Breathing new life into a 200 year-old document

Feb 15, 2018 • Jed Lehmann

An interesting challenge came our way, and of course, we love interesting challenges!

We had a client who has been managing a long form document for over 200 years! The content of the document was difficult to manage due to its complexity & length (approx. 300 pages). It was difficult to edit because it was in XML and Word format. And the worst part was they had to edit both of these file formats each time they made a change to the document. This increased the risk of error and the time spent managing the document.

The document goes through periodic editing and subsequent publishing to various channels.

The publishing channels

C&C Output Channels

A printed book with real book formatting, in English and Spanish.
A Ruby on Rails web app for managing edits to individual paragraphs.
An iPad app with linked table of contents and separated chapters.

The source of truth

Our goals for the document were as follows:

be easy to view and edit
be future proof (i.e. still be readable and editable in a few decades)
preserve semantics (to maintain structuring of document)
support multi-channel publishing from a single source

The first question we asked ourselves – what is a good format for a long-form document that has multiple uses and can serve as a single source of truth?

After considering various formats, and other avenues such as building a custom software tool or using a headless CMS app to manage the content, HTML was the clear winner of the existing formats, and any other formats we uncovered.

Here's how HTML stacks up against the existing formats:

	Word	XML	HTML
Readability	Yes	✕	Yes
Ease of editing	Yes	✕	Yes
Future proof	✕	Yes	Yes
Semantic markup	✕	Yes	Yes
Multichannel	✕	Yes	Yes

HTML is the language of the web, and is extremely versatile. It can be converted to book format with fantastic typography, can be semantically marked up so the content is readable by machines and people, and can be output to any channel we could think to name.

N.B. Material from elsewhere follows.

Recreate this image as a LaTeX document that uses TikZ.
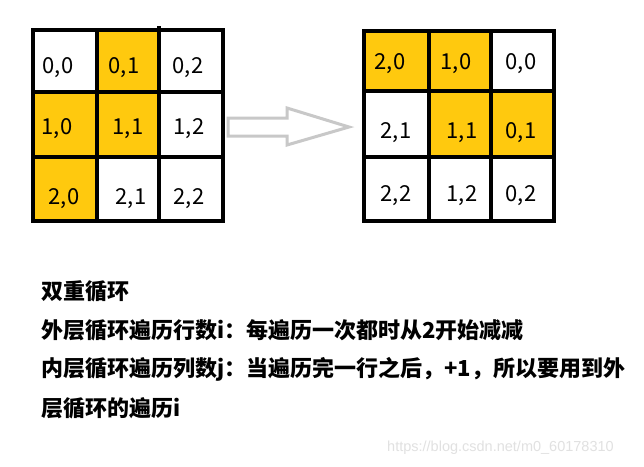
\documentclass[tikz,border=0pt]{standalone}
\usepackage{fontspec}
\newfontfamily\cjk{Noto Sans CJK SC}
\newfontfamily\wmfont{Liberation Sans}
\definecolor{cellyellow}{RGB}{255,201,14}
\definecolor{arrowgray}{RGB}{200,200,200}
\definecolor{wmgray}{RGB}{225,225,225}
\tikzset{
  gridline/.style={line width=4pt, black},
  cellfill/.style={fill=cellyellow},
  celltext/.style={font=\cjk\fontsize{22}{24}\selectfont, inner sep=0pt},
  bodytext/.style={font=\cjk\bfseries\fontsize{22}{24}\selectfont, anchor=west, inner sep=0pt},
  arrowshape/.style={draw=arrowgray, line width=3pt, fill=white, line join=miter},
}
\begin{document}
\begin{tikzpicture}[x=1pt,y=-1pt]
\useasboundingbox (0,0) rectangle (644,466);
\fill[white] (0,0) rectangle (644,466);
% left grid fills
\fill[cellfill] (97,30) rectangle (159,92);
\fill[cellfill] (33,92) rectangle (159,157);
\fill[cellfill] (33,157) rectangle (97,221);
% left grid lines
\draw[gridline] (33,30) rectangle (223,221);
\draw[gridline] (97,30) -- (97,221);
\draw[gridline] (159,26) -- (159,221);
\draw[gridline] (33,92) -- (223,92);
\draw[gridline] (33,157) -- (223,157);
% left labels
\node[celltext] (l00) at (58,68) {0,0};
\node[celltext] (l01) at (124,68) {0,1};
\node[celltext] (l02) at (188,68) {0,2};
\node[celltext] (l10) at (57,129) {1,0};
\node[celltext] (l11) at (128,129) {1,1};
\node[celltext] (l12) at (189,129) {1,2};
\node[celltext] (l20) at (64,199) {2,0};
\node[celltext] (l21) at (131,199) {2,1};
\node[celltext] (l22) at (189,199) {2,2};
% right grid fills
\fill[cellfill] (364,31) rectangle (491,91);
\fill[cellfill] (429,91) rectangle (554,157);
% right grid lines
\draw[gridline] (364,31) rectangle (554,221);
\draw[gridline] (429,31) -- (429,221);
\draw[gridline] (491,31) -- (491,221);
\draw[gridline] (364,91) -- (554,91);
\draw[gridline] (364,157) -- (554,157);
% right labels
\node[celltext] (r20) at (390,64) {2,0};
\node[celltext] (r10) at (456,64) {1,0};
\node[celltext] (r00) at (521,64) {0,0};
\node[celltext] (r21) at (396,133) {2,1};
\node[celltext] (r11) at (462,133) {1,1};
\node[celltext] (r01) at (521,133) {0,1};
\node[celltext] (r22) at (396,196) {2,2};
\node[celltext] (r12) at (462,196) {1,2};
\node[celltext] (r02) at (521,196) {0,2};
% big arrow
\draw[arrowshape] (228,118) -- (287,118) -- (287,108) -- (349,127) -- (287,145) -- (287,136) -- (228,136) -- cycle;
% body text
\node[bodytext] (t1) at (41,291) {双重循环};
\node[bodytext] (t2) at (41,330) {外层循环遍历行数i：每遍历一次都时从2开始减减};
\node[bodytext] (t3) at (41,369) {内层循环遍历列数j：当遍历完一行之后，+1，所以要用到外};
\node[bodytext] (t4) at (41,408) {层循环的遍历i};
% watermark
\node[font=\wmfont\fontsize{14.5}{16}\selectfont, text=wmgray, anchor=west, inner sep=0pt] (wm) at (387,448) {https://blog.csdn.net/m0\_60178310};
\end{tikzpicture}
\end{document}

The client was comfortable with the idea of editing the document as HTML, so we got to work converting the original XML source file to HTML.

The conversion to HTML

To ensure accuracy, we wrote a tool to automate the conversion from XML to HTML. This gave us control over exactly how we wanted the HTML tags to be output for easy management and publishing to the various channels.

The book format

The requirement is to have a print-ready PDF with all the trimmings: headers, opposing page layout, table of contents, full index listing and fine-tuned typography.

We looked to Prince to provide us with page formatting using CSS for styling.

Setting up the printed page size, numbering and other basic page layout features were a breeze. And text formatting uses plain old CSS, so that was a no-brainer.

However, the existing book layout had a few tricky challenges we had to reproduce:

Generated content in headers

The document has generated content in headers, using elements such as section titles. The content to be generated varies from chapter to chapter, so we targeted each chapter individually using @page rules, and used content strings to output the content into the header area of the page.

Marginalia

Definitely the biggest layout challenge of the project, the printed book has margins on the outside of the page (which alternate depending on left/right page). Each marginalia text relates to a specific word in the main content, and must be aligned horizontally to it. The marginalia is embedded in the HTML, sometimes inside several levels of ordered lists.

Traditional CSS layout as used in Prince didn't surface any solutions to create the layout we wanted. Upcoming CSS layout methods would have been the answer here, however the features we could have used are not available in Prince (at the time of writing).

So we ended up editing our PDF generation script so it does a double pass: one version of the document with left margins, and one with margins on the right. The script then merges the two versions to create one print-ready PDF with alternating margins.

Sweating the details

The document has many small details such as leading dots in the index, custom numbering for nested lists. These details had to be converted exactly as they appear in the source document, which added complexity to the conversion tool.

The iPad app

The document will be shown in an iPad app at a conference with thousands of visitors all viewing it on the local network. It needs to be easily navigable, so we wrote a script to separate the source HTML file into individual chapters, with a linked table of contents for easy navigation. This script can be run at any time from the source document to ensure updating the iPad app is easy, fast and accurate.

Translation to Spanish

The document is translated to Spanish once editing is completed for each triennium. This is done by supplying the HTML to a translation house who can use the source file for translation. Their system can detect changes, so each time they receive a new version, they only need to update the translations for new or changed content. The translated version comes back to us as HTML, ready for pushing out to the various channels.

Exported for use in the client's Rails application

Another channel for the document is the client's Ruby on Rails application. A requirement is to have each paragraph available in the application for editing, with facility for suggesting changes to the master document which then get integrated back into the source HTML. We have written a script which splits every paragraph in the document into separate entities and imports it into the Rails application.

A flexible, future-friendly format

Using HTML for this document gives us full confidence we can output to any channel that gets requested by the client.